= Max Marchand =

Dutch chess player

Max Marchand (1915)

Max Marchand (24 November 1888, Amsterdam – 1957, Baarn) was a Dutch chess master.

During World War I, he played only in the neutral Netherlands and Denmark. In 1915, he took second in Amsterdam, won in Scheveningen, and took second in Rotterdam. In 1916, he tied for second-fourth, behind Paul Johner, in Copenhagen (the ninth Nordic Chess Championship), and won in Amsterdam. In 1917, he took third in Scheveningen. In 1918, he won in Amsterdam, shared first in Arnheim, took third in 's Hertogenbosch, and tied for fifth-sixth in Scheveningen (Rudolf Loman won).

After the war, he won the fourth Dutch Chess Championship at The Hague 1919. In that year, he also shared 1st with Richard Réti in Amsterdam, took ninth in Hastings (José Raúl Capablanca won), tied for third-fourth in Scheveningen, won in Amsterdam, and tied for second-third in Amsterdam.
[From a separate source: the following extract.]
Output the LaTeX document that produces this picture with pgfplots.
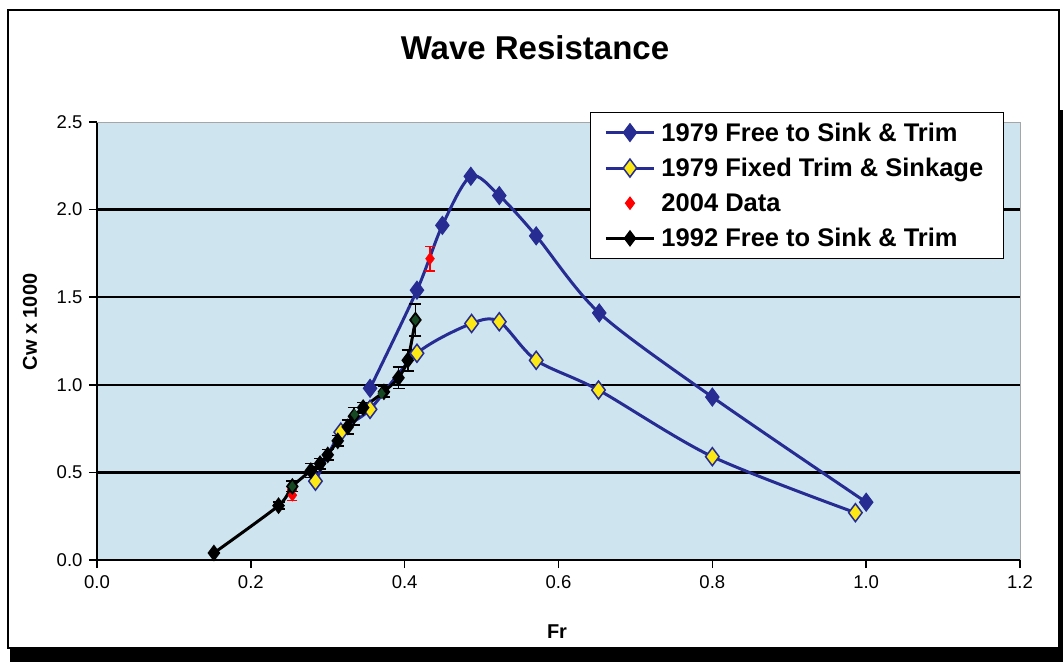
\documentclass[border=0pt]{standalone}
\usepackage{pgfplots}
\pgfplotsset{compat=1.18}
\usepackage{fontspec}
\setmainfont{Liberation Sans}

\definecolor{navyline}{RGB}{38,44,145}
\definecolor{markyellow}{RGB}{252,232,20}
\definecolor{plotbg}{RGB}{206,228,239}
\definecolor{darkgreen}{RGB}{22,72,34}

\begin{document}
\begin{tikzpicture}[x=1pt,y=1pt]
\useasboundingbox (-97,-102) rectangle (966,560);
% chart frame and its shadow
\fill[black] (-87,-102) rectangle (966,-89);
\fill[black] (962,-102) rectangle (966,450);
\fill[white] (-89,-88) rectangle (962,550);
\draw[black, line width=1.2pt] (-89,-88) rectangle (962,550);

\begin{axis}[
  at={(0,0)}, anchor=south west,
  scale only axis, width=923pt, height=438pt,
  xmin=0, xmax=1.2, ymin=0, ymax=2.5,
  xtick={0,0.2,...,1.2}, ytick={0,0.5,...,2.5},
  axis x line*=bottom, axis y line*=left,
  axis line style={black, line width=2pt, -},
  tick align=outside, major tick length=8pt,
  tick style={black, line width=1.5pt},
  extra y ticks={0.5,1,1.5,2}, extra y tick labels={},
  extra y tick style={grid=major, major grid style={black, line width=2.2pt}, tick style={draw=none}},
  axis background/.style={fill=plotbg},
  xticklabel={\pgfmathprintnumber[fixed,fixed zerofill,precision=1,assume math mode=true]{\tick}},
  yticklabel={\pgfmathprintnumber[fixed,fixed zerofill,precision=1,assume math mode=true]{\tick}},
  ticklabel style={font=\fontsize{18.5}{20}\selectfont},
  xticklabel style={yshift=-4pt},
  yticklabel style={xshift=-3pt},
  legend style={at={(0.534,1.0228)}, anchor=north west, draw=black, line width=1.2pt,
    fill=white, font=\fontsize{25.5}{29}\selectfont\bfseries, row sep=11.5pt,
    inner xsep=14pt, inner ysep=8pt,
    nodes={inner xsep=6pt}},
  legend cell align=left,
  legend image code/.code={\draw[mark repeat=2,mark phase=2] plot coordinates {(0pt,0pt) (24pt,0pt) (48pt,0pt)};},
  clip=false,
]
% light border on the open sides of the plot area
\draw[gray!70, line width=0.8pt] (rel axis cs:0,1) -- (rel axis cs:1,1) -- (rel axis cs:1,0);

% 1979, model free to sink and trim
\addplot[navyline, line width=3pt, smooth, tension=0.5, mark=diamond*, mark size=9pt,
  mark options={fill=navyline, draw=navyline, line width=1pt}]
  coordinates {(0.355,0.98) (0.416,1.54) (0.449,1.91) (0.486,2.19) (0.523,2.08)
               (0.571,1.85) (0.653,1.41) (0.800,0.93) (1.000,0.33)};
\addlegendentry{1979 Free to Sink \& Trim}

% 1979, fixed trim and sinkage
\addplot[navyline, line width=3pt, smooth, tension=0.5, mark=diamond*, mark size=9pt,
  mark options={fill=markyellow, draw=navyline, line width=1.5pt}]
  coordinates {(0.284,0.45) (0.317,0.73) (0.355,0.86) (0.416,1.18) (0.487,1.35)
               (0.523,1.36) (0.571,1.14) (0.652,0.97) (0.800,0.59) (0.986,0.27)};
\addlegendentry{1979 Fixed Trim \& Sinkage}

% 2004 measurements with uncertainty
\addplot[red, only marks, mark=diamond*, mark size=6pt, mark options={fill=red, draw=red},
  error bars/.cd, y dir=both, y explicit,
  error bar style={red, line width=1.6pt},
  error mark options={red, rotate=90, mark size=5pt, line width=1.6pt}]
  coordinates {(0.254,0.37) +- (0,0.03) (0.433,1.72) +- (0,0.07)};
\addlegendentry{2004 Data}

% 1992, model free to sink and trim
\addplot[black, line width=3pt, smooth, tension=0.4, mark=diamond*, mark size=6pt,
  mark options={fill=black, draw=black},
  error bars/.cd, y dir=both, y explicit,
  error bar style={black, line width=1.6pt},
  error mark options={black, rotate=90, mark size=6pt, line width=1.6pt}]
  coordinates {(0.152,0.04) +- (0,0.0) (0.236,0.31) +- (0,0.02) (0.254,0.42) +- (0,0.03)
               (0.278,0.51) +- (0,0.04) (0.290,0.55) +- (0,0.03) (0.300,0.60) +- (0,0.03)
               (0.313,0.68) +- (0,0.03) (0.326,0.76) +- (0,0.04) (0.334,0.82) +- (0,0.05)
               (0.346,0.87) +- (0,0.03) (0.373,0.96) +- (0,0.03) (0.392,1.04) +- (0,0.06)
               (0.404,1.14) +- (0,0.06) (0.414,1.37) +- (0,0.09)};
\addlegendentry{1992 Free to Sink \& Trim}

% individual 1992 repeat runs
\addplot[darkgreen, only marks, mark=diamond*, mark size=5pt, mark options={fill=darkgreen},
  forget plot]
  coordinates {(0.254,0.42) (0.335,0.83) (0.370,0.95) (0.414,1.37)};

\end{axis}

\node[font=\fontsize{33}{38}\selectfont\bfseries] at (438,512) {Wave Resistance};
\node[font=\fontsize{20}{24}\selectfont\bfseries, rotate=90] at (-67,238) {Cw x 1000};
\node[font=\fontsize{20}{24}\selectfont\bfseries] at (460,-72) {Fr};
\end{tikzpicture}
\end{document}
In 1920, he won and tied for second-third, behind George Alan Thomas, in Bromley, took fifth (Réti won) and fourth in Amsterdam (Quadrangular, Max Euwe won), took fourth in Göteborg (P. Johner won), and took fourth in Scheveningen. His last appearance at the top level was on board 5 in the match Germany v. Netherlands, 1922, where he lost both games against Carl Ahues.